The VII Summit of the Americas saw much of this latter dynamic.  Venezuela’s President Nicolás Maduro asserted that he would stick to Bolivarian socialism, in spite of imperial threats.  Cuba’s Raúl Castro stood by the right of states to determine their economic and political systems and insisted in maintaining “our differences” in a context of dialog.  Likewise, Argentina’s Cristina Fernández criticized both US and British interference.  However, as far as attempts to point beyond the OAS’s limited context are concerned — that is, to point to the not-present forces that either threaten or could possibly aid processes of emancipation — the Summit was notably impoverished.


Former Venezuelan leader Hugo Chávez famously said that while governments go “from summit to summit, people go from abyss to abyss,” and at least early in his career he tried to break with this trend.  The 2005 Summit in Mar del Plata saw Chávez arranging a massive meeting — with the presence of Diego Maradona! — in a football stadium brimming with 50,000 supporters, and in the summit itself he proposed a continent-wide referendum on the question of the Free Trade Area of the Americas (FTAA/ALCA).  Though Maduro’s parallel meeting on Friday in El Chorrillo (a site destroyed by the US invasion) is commendable, the Venezuelan President, like many heads of state in this latest conference, seemed to be fighting a rearguard battle to maintain government, rather than to advance on a popular front.

A key problem for Latin American leaders is that their most powerful anti-imperialist project — international Bolivarianism — fits like a square peg in the round hole of the OAS.  Because of its all-inclusive structure the OAS is essentially Panamerican, whereas the Bolivarian ideal was to unite Latin America or “Nuestra América” as one bloc to confront the Northern hegemonic group.  Not only does the presence of the US and Canada in the OAS work against Bolivarianism, but the whole institution is marked by the dispersion of the Latin American states in a panoptic space dominated by the US.
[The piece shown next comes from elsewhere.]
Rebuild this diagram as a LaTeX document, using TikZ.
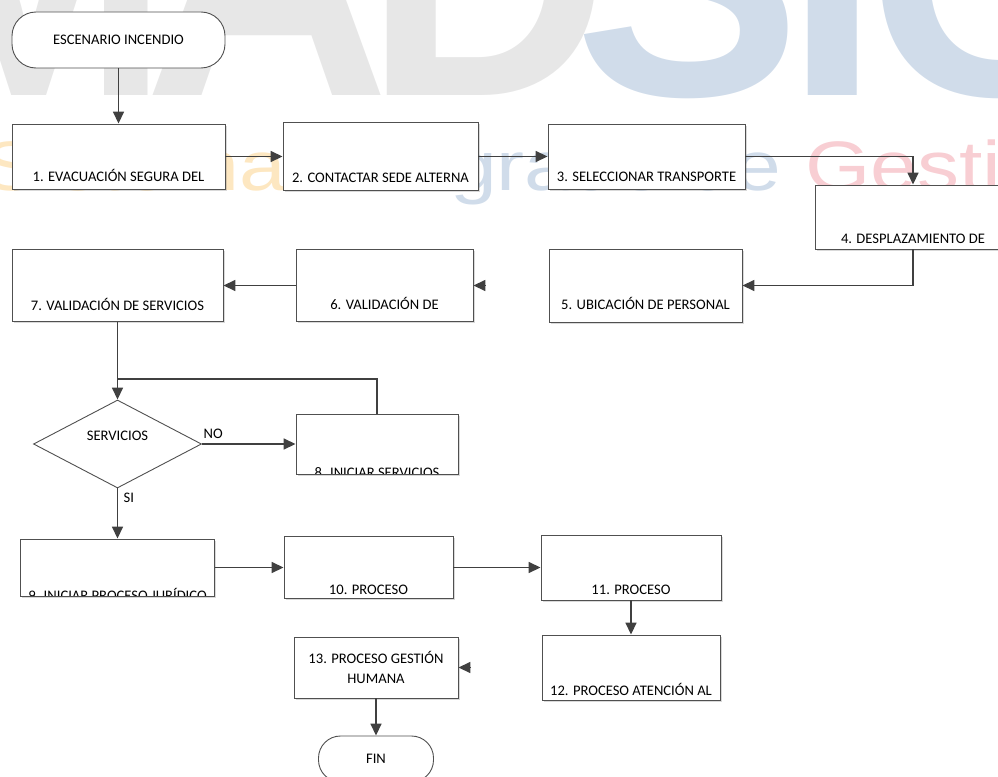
\documentclass[tikz,border=0pt]{standalone}
\usepackage{fontspec}
\setmainfont{Carlito}
\newfontfamily\wmfont{Liberation Sans}
\usetikzlibrary{calc}
\usetikzlibrary{shapes.geometric}
\usetikzlibrary{shadows}
\usetikzlibrary{arrows.meta}

\definecolor{wmgray}{RGB}{231,231,231}
\definecolor{wmblue}{RGB}{208,220,234}
\definecolor{wmorange}{RGB}{253,231,193}
\definecolor{wmred}{RGB}{248,206,211}
\definecolor{linegray}{RGB}{64,64,64}
\definecolor{boxgray}{RGB}{80,80,80}

\begin{document}
\begin{tikzpicture}[
      x=1pt, y=-1pt, >={Triangle[length=12pt,width=11pt]},
      every node/.style={font=\fontsize{14.6}{20}\selectfont},
      proc/.style={rectangle, draw=boxgray, line width=0.9pt, fill=white, inner sep=0pt,
        drop shadow={shadow xshift=1.5pt, shadow yshift=-1.5pt, fill=black, opacity=0.15}},
      term/.style={rectangle, rounded corners=24pt, draw=boxgray, line width=0.9pt, fill=white},
      decide/.style={diamond, draw=boxgray, line width=0.9pt, fill=white, inner sep=0pt},
      flow/.style={->, draw=linegray, line width=1.6pt},
      link/.style={draw=linegray, line width=1.6pt},
      wmbig/.style={font=\wmfont\bfseries\fontsize{340}{340}\selectfont, anchor=base, inner sep=0pt},
      wmline/.style={font=\wmfont\fontsize{70}{70}\selectfont, anchor=base west, inner sep=0pt}]

      \useasboundingbox (0,0) rectangle (998,776);

      % watermark
      \foreach \c/\x/\col in {M/29/wmgray, A/267/wmgray, D/487/wmgray, S/688/wmblue, I/833/wmblue, G/1000/wmblue}{
        \node[wmbig, text=\col] (wm\c) at (\x,95) {\c};
      }
      \node[wmline] (wmtxt) at (-17,190) {\scalebox{1.2}[1]{\textcolor{wmorange}{Sistema Inte}\textcolor{wmblue}{grado de }\textcolor{wmred}{Gestión}}};

      \node[term, minimum width=213pt, minimum height=56pt] (start) at (118.5,40) {ESCENARIO\ INCENDIO};

      \foreach \n/\cx/\cy/\w/\h/\b/\t in {
          1/118.5/156.5/213/65/8/{1. EVACUACIÓN SEGURA DEL},
          2/380.5/156.5/195/68/8/{2. CONTACTAR SEDE ALTERNA},
          3/646.5/156.5/197/65/8/{3. SELECCIONAR TRANSPORTE},
          4/913/217/196/64/6/{4. DESPLAZAMIENTO DE},
          5/645.5/285.5/193/73/13/{5. UBICACIÓN DE PERSONAL},
          6/384.5/285.5/177/72/12/{6. VALIDACIÓN DE},
          7/117.5/285.5/211/72/11/{7. VALIDACIÓN DE SERVICIOS},
          8/377/444/162/60/-3/{8. INICIAR SERVICIOS},
          9/117.5/567.5/194/57/-4/{9. INICIAR PROCESO JURÍDICO},
          10/368.5/567.5/169/62/4/{10. PROCESO},
          11/631/567.5/180/65/6/{11. PROCESO},
          12/631/667.5/178/65/5/{12. PROCESO ATENCIÓN AL}}{
        \node[proc, minimum width=\w pt, minimum height=\h pt,
          path picture={\node[anchor=base, inner sep=0pt] (t\n) at ([yshift=\b pt]path picture bounding box.south) {\t};}]
          (b\n) at (\cx,\cy) {};
      }
      \node[proc, minimum width=164pt, minimum height=61pt, align=center] (b13) at (376,667.5) {13. PROCESO GESTIÓN\\HUMANA};

      \node[decide, minimum width=168pt, minimum height=88pt] (dec) at (117.5,444) {};
      \node (tdec) at ([yshift=8pt]dec.center) {SERVICIOS};

      \node[term, minimum width=115pt, minimum height=46pt, rounded corners=22pt] (fin) at (376,759) {FIN};

      \coordinate (join) at (117.5,379);
      \coordinate (c6) at ([xshift=12pt]b6.east);
      \coordinate (c13) at ([xshift=12pt]b13.east);

      % edges
      \draw[flow] (start) -- (b1);
      \draw[flow] (b1) -- (b2);
      \draw[flow] (b2) -- (b3);
      \draw[flow] (b3.east) -| (b4.north);
      \draw[flow] (b4.south) |- (b5.east);
      \draw[flow] (c6) -- (b6.east);
      \draw[flow] (b6) -- (b7);
      \draw[flow] (b7) -- (dec);
      \draw[flow] (dec) -- node[pos=0.12, above=1pt] {NO} (b8);
      \draw[link] (b8.north) |- (join);
      \draw[flow] (dec) -- node[pos=0.18, right=2pt] {SI} (b9);
      \draw[flow] (b9) -- (b10);
      \draw[flow] (b10) -- (b11);
      \draw[flow] (b11) -- (b12);
      \draw[flow] (c13) -- (b13.east);
      \draw[flow] (b13) -- (fin);
    \end{tikzpicture}
\end{document}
The most telling blunder in the Summit, which pointed to implicitly accepting the OAS’s importance and also its panamericanism, was Cristina Fernández’s statement that “the real triumph of the [Cuban] revolution is what we are living here” (i.e. Cuba’s presence in the Summit).  Is that what revolutionary Cuba was fighting for during the last 50 years?  If so, it could have been achieved through much simpler means, by merely abandoning the revolution.  The truth is that the OAS is now a relatively harmless institution to the extent that Latin American leaders recognize it for what it is, but errors such as Fernández’s indicate that a clear vision of the organization’s limits cannot be taken for granted.

Of course, imperialism also makes blunders – a key one being President Obama’s executive order declaring Venezuela to be an “unusual and extraordinary threat.”  Though this gaff can make one believe that Obama has definitely decided to abandon his earlier “Don’t Do Stupid Stuff” rule, its importance pales by comparison to the silent imperialist operation that is now unfolding across the continent.  This is the US’s pincer movement that is attempting to neutralize Cuba on one front and the Colombian insurgency on the other, and could soon leave Venezuela, the promoter of continental Bolivarianism, completely exposed.

It is this operation that should give Latin American leaders pause.  At the same time, it urges them to confront imperialism’s plans by strengthening continental integration and fortifying their own social bases.  This is a task that, like the imperialist operation they must confront, will have to take place outside of the Summits and outside the OAS.


Chris Gilbert is professor of Political Science at the Universidad Bolivariana de Venezuela.